Language courses in Italy

If you have the free time you could enrol on a short course at a language school in Italy. Apart from it being an excellent way of learning the language, it can be a great way to meet people and immerse yourself in the language and culture. The school will often help you find accommodation with a local family, your own apartment or somewhere to share with other students. Some schools offer excursions so you can learn about the local area.
If you’re really serious about studying Italian, you should pick a school with ASILS accreditation. ASILS stands for Associazione delle scuole di italiano come lingua seconda (Association of Schools of Italian as a Second Language). It’s a governing body that effectively ensures you’re getting the best Italian education possible.

 

An Italian tour guide in Pisa

 

Private Tuition

To learn Italian quickly, hiring a private tutor for one-to-one lessons can be very beneficial.

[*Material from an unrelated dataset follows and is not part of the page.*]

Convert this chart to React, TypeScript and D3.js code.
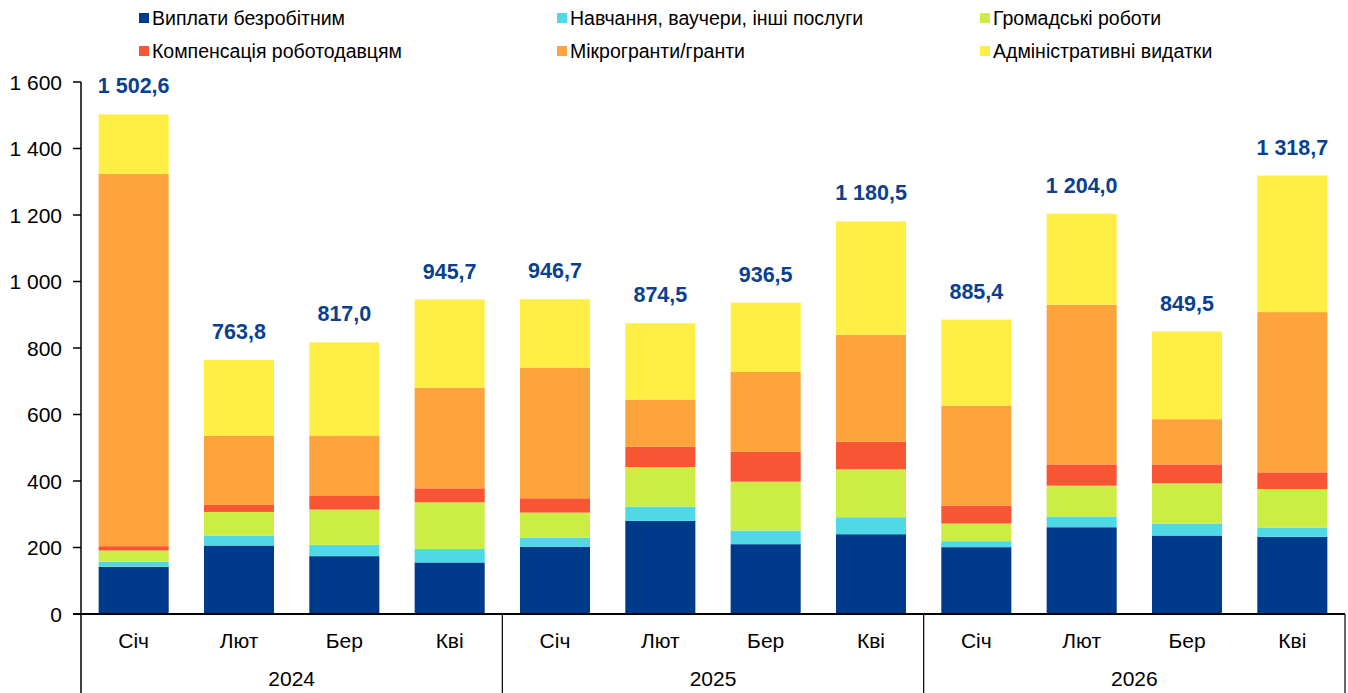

Personal Italian lessons mean that you can tailor learning to your particular needs and ensure that you will learn at your own pace. Private tutors can be found at language schools and colleges, but may be very expensive. If you do a bit of research you may find an Italian living in your area who tutors at home, you can save a lot of money and still get the same high quality teaching. You may even find a local Italian who will do Italian conversation practice with you in exchange for some help with their English.

Before moving to Italy try reading, listening and speaking Italian as often as you can, using a combination of methods, to keep it interesting. For most of us, learning Italian is a long journey, but once you are in Italy and you are surrounded by people speaking Italian, shop signs, TV and radio, you will gradually pick up enough to get by. “Piano, piano” (Slowly, slowly).